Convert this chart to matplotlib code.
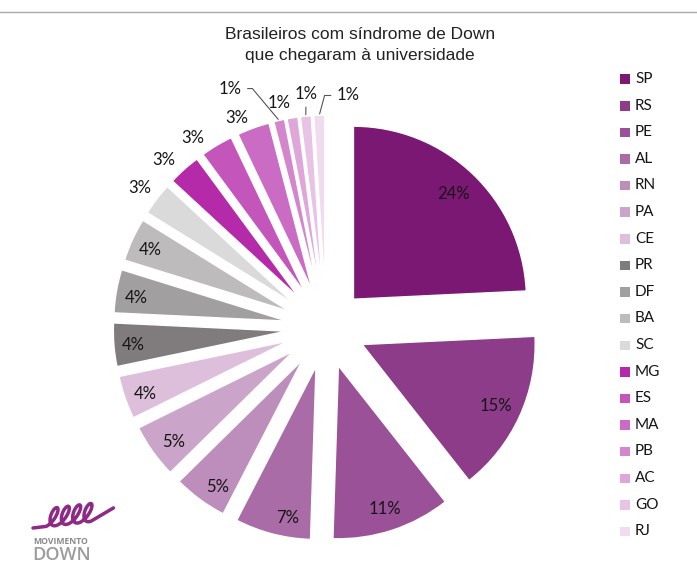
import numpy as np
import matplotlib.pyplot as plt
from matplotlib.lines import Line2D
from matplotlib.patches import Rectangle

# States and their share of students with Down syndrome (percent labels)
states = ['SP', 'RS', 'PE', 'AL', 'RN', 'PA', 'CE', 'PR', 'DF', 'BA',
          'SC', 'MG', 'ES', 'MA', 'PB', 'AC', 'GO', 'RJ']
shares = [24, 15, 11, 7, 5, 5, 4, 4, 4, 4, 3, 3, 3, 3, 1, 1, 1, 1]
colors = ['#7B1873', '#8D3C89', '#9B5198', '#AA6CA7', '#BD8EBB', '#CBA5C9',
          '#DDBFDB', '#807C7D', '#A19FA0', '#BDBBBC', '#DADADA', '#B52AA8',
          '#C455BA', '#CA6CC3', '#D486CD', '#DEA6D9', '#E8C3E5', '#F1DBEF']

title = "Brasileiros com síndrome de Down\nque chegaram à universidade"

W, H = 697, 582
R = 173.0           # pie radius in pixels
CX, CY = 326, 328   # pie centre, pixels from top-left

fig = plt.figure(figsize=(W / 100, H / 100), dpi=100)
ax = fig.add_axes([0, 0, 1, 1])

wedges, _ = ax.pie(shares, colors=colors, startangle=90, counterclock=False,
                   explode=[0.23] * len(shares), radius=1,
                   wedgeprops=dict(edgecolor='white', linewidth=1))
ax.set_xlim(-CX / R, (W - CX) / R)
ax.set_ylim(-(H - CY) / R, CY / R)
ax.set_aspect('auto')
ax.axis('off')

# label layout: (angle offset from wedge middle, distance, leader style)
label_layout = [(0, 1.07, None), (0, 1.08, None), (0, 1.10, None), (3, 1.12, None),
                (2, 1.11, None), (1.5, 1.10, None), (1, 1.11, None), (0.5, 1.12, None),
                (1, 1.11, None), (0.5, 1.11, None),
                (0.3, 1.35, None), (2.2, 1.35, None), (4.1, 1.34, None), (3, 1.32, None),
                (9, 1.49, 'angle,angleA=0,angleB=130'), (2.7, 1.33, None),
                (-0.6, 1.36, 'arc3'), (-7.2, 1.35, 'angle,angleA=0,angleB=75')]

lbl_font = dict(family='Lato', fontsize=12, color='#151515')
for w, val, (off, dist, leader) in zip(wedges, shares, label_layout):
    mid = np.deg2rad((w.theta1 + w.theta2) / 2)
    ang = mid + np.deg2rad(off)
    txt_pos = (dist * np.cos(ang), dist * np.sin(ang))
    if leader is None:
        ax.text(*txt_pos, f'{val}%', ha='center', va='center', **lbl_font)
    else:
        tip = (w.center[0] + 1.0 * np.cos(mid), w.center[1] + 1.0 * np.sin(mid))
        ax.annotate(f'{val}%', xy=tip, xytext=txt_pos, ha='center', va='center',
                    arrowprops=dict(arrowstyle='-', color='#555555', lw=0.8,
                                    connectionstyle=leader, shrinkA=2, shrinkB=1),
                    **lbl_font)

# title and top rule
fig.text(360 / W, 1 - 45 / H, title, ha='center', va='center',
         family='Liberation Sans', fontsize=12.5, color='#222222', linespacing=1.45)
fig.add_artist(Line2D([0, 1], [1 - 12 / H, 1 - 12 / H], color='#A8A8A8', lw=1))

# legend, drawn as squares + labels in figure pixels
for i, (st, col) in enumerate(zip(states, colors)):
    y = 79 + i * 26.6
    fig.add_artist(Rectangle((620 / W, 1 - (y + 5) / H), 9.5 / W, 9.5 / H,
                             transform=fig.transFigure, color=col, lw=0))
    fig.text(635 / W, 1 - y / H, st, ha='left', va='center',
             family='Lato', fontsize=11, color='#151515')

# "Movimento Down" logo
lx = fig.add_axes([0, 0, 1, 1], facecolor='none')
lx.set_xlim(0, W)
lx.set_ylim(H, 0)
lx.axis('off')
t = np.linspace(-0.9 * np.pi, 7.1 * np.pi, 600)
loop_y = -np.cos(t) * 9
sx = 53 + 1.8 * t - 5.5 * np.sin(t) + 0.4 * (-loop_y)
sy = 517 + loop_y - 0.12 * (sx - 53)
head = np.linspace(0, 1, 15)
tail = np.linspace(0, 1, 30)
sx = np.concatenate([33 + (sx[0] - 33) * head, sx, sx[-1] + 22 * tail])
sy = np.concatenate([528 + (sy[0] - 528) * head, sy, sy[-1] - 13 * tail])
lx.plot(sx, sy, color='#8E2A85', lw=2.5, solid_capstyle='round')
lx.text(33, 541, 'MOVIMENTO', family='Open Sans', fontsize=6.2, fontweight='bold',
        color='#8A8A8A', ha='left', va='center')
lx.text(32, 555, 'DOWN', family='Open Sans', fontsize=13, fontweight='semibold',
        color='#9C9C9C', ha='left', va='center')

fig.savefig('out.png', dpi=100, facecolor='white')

=-=-=-=-=

▶ CHALLENGE
From the first line of the listing above, repeat every line through the one holding "ax = fig.add_axes([0, 0, 1, 1])". Both ends count, and pictures stay out.

▶ SOLUTION TO THE EXERCISE
Convert this chart to matplotlib code.
import numpy as np
import matplotlib.pyplot as plt
from matplotlib.lines import Line2D
from matplotlib.patches import Rectangle

# States and their share of students with Down syndrome (percent labels)
states = ['SP', 'RS', 'PE', 'AL', 'RN', 'PA', 'CE', 'PR', 'DF', 'BA',
          'SC', 'MG', 'ES', 'MA', 'PB', 'AC', 'GO', 'RJ']
shares = [24, 15, 11, 7, 5, 5, 4, 4, 4, 4, 3, 3, 3, 3, 1, 1, 1, 1]
colors = ['#7B1873', '#8D3C89', '#9B5198', '#AA6CA7', '#BD8EBB', '#CBA5C9',
          '#DDBFDB', '#807C7D', '#A19FA0', '#BDBBBC', '#DADADA', '#B52AA8',
          '#C455BA', '#CA6CC3', '#D486CD', '#DEA6D9', '#E8C3E5', '#F1DBEF']

title = "Brasileiros com síndrome de Down\nque chegaram à universidade"

W, H = 697, 582
R = 173.0           # pie radius in pixels
CX, CY = 326, 328   # pie centre, pixels from top-left

fig = plt.figure(figsize=(W / 100, H / 100), dpi=100)
ax = fig.add_axes([0, 0, 1, 1])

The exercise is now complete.